Senator Fraser - But the work is within our scope.


Senator MILLEN - Certainly it is. If it were not, this Bill would not have been introduced. I wish to see a federalization in fact, and not the mere appointment of one officer, who will be, to all intents and purposes, subordinate to the States observatories. I wish the Federal Government to take over the whole business. In that way alone shall we be able to secure an effective service. I would prefer to see no Commonwealth Department of Meteorology rather than that we should have one that was not truly Federal and effectives I have pointed out the trouble likely to accrue if we followed the course which this Bill would permit - if we simply appointed an officer who would become merely a recorder of the work already carried out in the various States observatories. I can see no use in appointing such an officer, unless, at the same time, we secure that the States officers shall become part of the whole machinery. If they were to carry on independently the work of issuing forecasts for the several States, there would be little use in appointing an additional officer, who would simply duplicate their work. The only justification for the appointment of a Federal officer would be the formation of the States observatories into one Department, where we should have uniformity of action and a central control. By such centralization very considerable economy would be secured in respect to the cost at present incurred in obtaining the necessary telegraphic information.

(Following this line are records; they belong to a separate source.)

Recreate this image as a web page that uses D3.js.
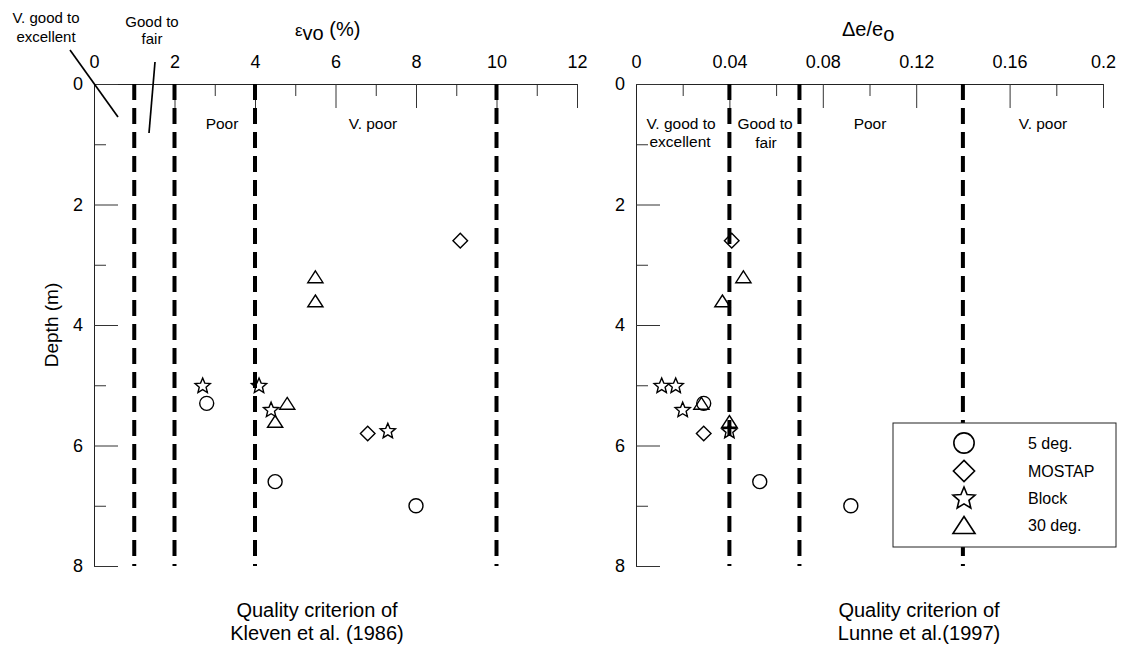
<!DOCTYPE html>
<html>
<head>
<meta charset="utf-8">
<script src="https://cdn.jsdelivr.net/npm/d3@7"></script>
<style>
  html, body { margin: 0; padding: 0; background: #fff; }
  svg { display: block; font-family: "Liberation Sans", Arial, Helvetica, sans-serif; }
</style>
</head>
<body>
<svg id="chart" width="1139" height="647"></svg>
<script>
// ---------------- DATA ----------------
const seriesNames = ["5 deg.", "MOSTAP", "Block", "30 deg."];
const seriesShapes = ["circle", "diamond", "star", "triangle"];

// Depths (m) for each series
const depth5deg   = [5.3, 6.6, 7.0];
const depthMostap = [2.6, 5.8];
const depthBlock  = [5.0, 5.0, 5.4, 5.75];
const depth30deg  = [3.2, 3.6, 5.3, 5.6];

// Left panel: volumetric strain eps_vo (%)  (Kleven et al. 1986)
const evo5deg   = [2.8, 4.5, 8.0];
const evoMostap = [9.1, 6.8];
const evoBlock  = [2.7, 4.1, 4.4, 7.3];
const evo30deg  = [5.5, 5.5, 4.8, 4.5];

// Right panel: delta e / e0  (Lunne et al. 1997)
const de5deg   = [0.029, 0.053, 0.092];
const deMostap = [0.041, 0.029];
const deBlock  = [0.011, 0.017, 0.020, 0.040];
const de30deg  = [0.046, 0.037, 0.028, 0.040];

// Axis ticks
const leftMajorTicks  = [0, 2, 4, 6, 8, 10, 12];
const leftMinorTicks  = [1, 3, 5, 7, 9, 11];
const rightMajorTicks = [0, 0.04, 0.08, 0.12, 0.16, 0.2];
const rightMinorTicks = [0.02, 0.06, 0.1, 0.14, 0.18];
const depthMajorTicks = [0, 2, 4, 6, 8];
const depthMinorTicks = [1, 3, 5, 7];

// Quality class boundaries
const leftBounds  = [1, 2, 4, 10];
const rightBounds = [0.04, 0.07, 0.14];

// ---------------- LAYOUT ----------------
const svg = d3.select("#chart");
const FONT = "\"Liberation Sans\", Arial, Helvetica, sans-serif";

const yScale  = d3.scaleLinear().domain([0, 8]).range([84, 566]);
const xLeft   = d3.scaleLinear().domain([0, 12]).range([94, 577]);
const xRight  = d3.scaleLinear().domain([0, 0.2]).range([636, 1103]);

function shapePath(shape, s) {
  // s = scale factor (1 for plot markers)
  const p = d3.path();
  if (shape === "circle") {
    const r = 7 * s;
    p.moveTo(r, 0); p.arc(0, 0, r, 0, 2 * Math.PI);
  } else if (shape === "diamond") {
    const h = 7.3 * s;
    p.moveTo(0, -h); p.lineTo(h, 0); p.lineTo(0, h); p.lineTo(-h, 0); p.closePath();
  } else if (shape === "triangle") {
    const w = 7.6 * s, h = 5.9 * s;
    p.moveTo(0, -h); p.lineTo(w, h); p.lineTo(-w, h); p.closePath();
  } else if (shape === "star") {
    const R = 8 * s, r = 3.6 * s;
    for (let i = 0; i < 10; i++) {
      const a = -Math.PI / 2 + i * Math.PI / 5;
      const rad = i % 2 === 0 ? R : r;
      const x = rad * Math.cos(a), y = rad * Math.sin(a) + 0.8 * s;
      if (i === 0) p.moveTo(x, y); else p.lineTo(x, y);
    }
    p.closePath();
  }
  return p.toString();
}

function drawPanel(x, majors, minors, bounds, series, fmt) {
  const g = svg.append("g");
  // top axis - minor ticks
  const minorAx = g.append("g").attr("transform", `translate(0,${yScale(0)})`)
    .call(d3.axisTop(x).tickValues(minors).tickSize(-12).tickFormat(""));
  minorAx.select(".domain").remove();
  // top axis - major
  const majorAx = g.append("g").attr("transform", `translate(0,${yScale(0)})`)
    .call(d3.axisTop(x).tickValues(majors).tickSize(-24).tickSizeOuter(0).tickPadding(16).tickFormat(fmt));
  // left axis - minor
  const yMinor = g.append("g").attr("transform", `translate(${x.range()[0]},0)`)
    .call(d3.axisLeft(yScale).tickValues(depthMinorTicks).tickSize(-12).tickFormat(""));
  yMinor.select(".domain").remove();
  const yMajor = g.append("g").attr("transform", `translate(${x.range()[0]},0)`)
    .call(d3.axisLeft(yScale).tickValues(depthMajorTicks).tickSize(-24).tickSizeOuter(0).tickPadding(11).tickFormat(d3.format("d")));

  g.selectAll(".domain").attr("stroke", "#222").attr("stroke-width", 1);
  g.selectAll(".tick line").attr("stroke", "#333").attr("stroke-width", 1);
  g.selectAll(".tick text").attr("font-size", 18).attr("font-family", FONT).attr("fill", "#000");

  // boundary dashed lines
  g.selectAll("line.bound").data(bounds).enter().append("line")
    .attr("class", "bound")
    .attr("x1", d => x(d)).attr("x2", d => x(d))
    .attr("y1", yScale(0)).attr("y2", yScale(8))
    .attr("stroke", "#000").attr("stroke-width", 4)
    .attr("stroke-dasharray", "16,8");

  // markers
  series.forEach((s, i) => {
    g.selectAll(null).data(s.values.map((v, j) => ({ v, d: s.depths[j] }))).enter()
      .append("path")
      .attr("d", shapePath(seriesShapes[i], 1))
      .attr("transform", d => `translate(${x(d.v)},${yScale(d.d)})`)
      .attr("fill", "none").attr("stroke", "#000").attr("stroke-width", 1.4);
  });
  return g;
}

drawPanel(xLeft, leftMajorTicks, leftMinorTicks, leftBounds, [
  { depths: depth5deg, values: evo5deg },
  { depths: depthMostap, values: evoMostap },
  { depths: depthBlock, values: evoBlock },
  { depths: depth30deg, values: evo30deg }
], d3.format("d"));

drawPanel(xRight, rightMajorTicks, rightMinorTicks, rightBounds, [
  { depths: depth5deg, values: de5deg },
  { depths: depthMostap, values: deMostap },
  { depths: depthBlock, values: deBlock },
  { depths: depth30deg, values: de30deg }
], d => d === 0 ? "0" : d3.format("~g")(d));

// ---------------- TEXT ----------------
function label(x, y, txt, size, anchor) {
  svg.append("text").attr("x", x).attr("y", y).attr("font-size", size)
    .attr("font-family", FONT).attr("text-anchor", anchor || "middle").text(txt);
}

// Titles
const t1 = svg.append("text").attr("x", 295).attr("y", 36).attr("font-size", 20).attr("font-family", FONT);
t1.append("tspan").attr("font-size", 17).text("ε");
t1.append("tspan").attr("dy", 4).text("vo");
t1.append("tspan").attr("dy", -4).text(" (%)");

const t2 = svg.append("text").attr("x", 842).attr("y", 36).attr("font-size", 20).attr("font-family", FONT);
t2.append("tspan").text("Δe/e");
t2.append("tspan").attr("dy", 4.5).text("o");

// Depth label
svg.append("text").attr("transform", "translate(58,325) rotate(-90)")
  .attr("font-size", 19).attr("font-family", FONT).attr("text-anchor", "middle").text("Depth (m)");

// Left region labels
label(46, 23, "V. good to", 15);
label(46, 42, "excellent", 15);
label(152, 27, "Good to", 15);
label(152, 44, "fair", 15);
label(222, 129, "Poor", 15.5);
label(373, 129, "V. poor", 15.5);

// leader lines
svg.append("line").attr("x1", 70).attr("y1", 50).attr("x2", 118).attr("y2", 117)
  .attr("stroke", "#000").attr("stroke-width", 1.7);
svg.append("line").attr("x1", 155).attr("y1", 62).attr("x2", 149).attr("y2", 133)
  .attr("stroke", "#000").attr("stroke-width", 1.7);

// Right region labels
label(681, 129, "V. good to", 15.5);
label(680, 147, "excellent", 15.5);
label(765, 129, "Good to", 15.5);
label(766, 148, "fair", 15.5);
label(870, 129, "Poor", 15.5);
label(1043, 129, "V. poor", 15.5);

// Captions
label(317, 617, "Quality criterion of", 20);
label(317, 640, "Kleven et al. (1986)", 20);
label(919, 617, "Quality criterion of", 20);
label(919, 640, "Lunne et al.(1997)", 20);

// ---------------- LEGEND ----------------
const leg = svg.append("g");
leg.append("rect").attr("x", 893).attr("y", 423).attr("width", 223).attr("height", 124)
  .attr("fill", "#fff").attr("stroke", "#222").attr("stroke-width", 1);
const legRows = [443, 471, 497.5, 525];
seriesNames.forEach((name, i) => {
  leg.append("path").attr("d", shapePath(seriesShapes[i], 1.45))
    .attr("transform", `translate(964,${legRows[i]})`)
    .attr("fill", "none").attr("stroke", "#000").attr("stroke-width", 1.6);
  leg.append("text").attr("x", 1028).attr("y", legRows[i] + 6).attr("font-size", 16)
    .attr("font-family", FONT).text(name);
});
</script>
</body>
</html>
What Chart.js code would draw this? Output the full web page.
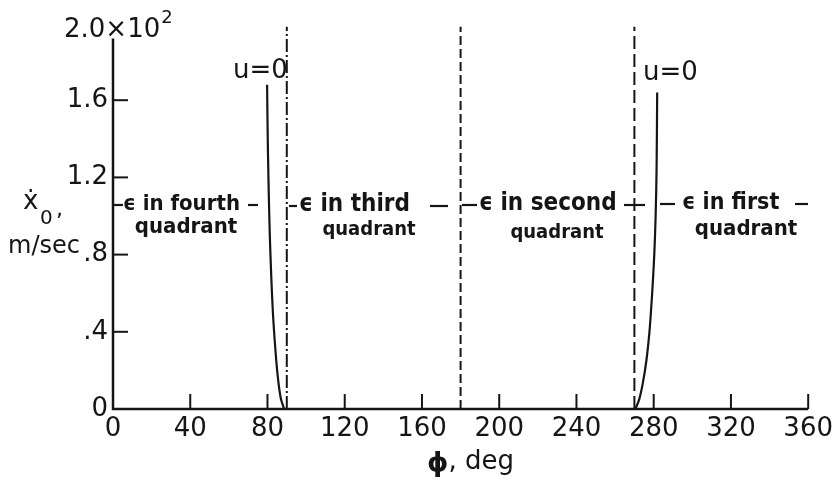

I shall be very glad to hear the Minister give some indication of his views on the two alternatives which this Bill leaves open to the Government. Of course, the Minister would not care to say exactly what the Government are disposed to do, but it would be some comfort to me, and probably to other honorable senators, to know that they were favorable to the federalization of the Meteorological Departments of the States in fact as well as in name. I am sure we are all anxious to know whether they desire to secure a truly Federal' control, or merely to appoint one officer to be called the Federal Meteorologist.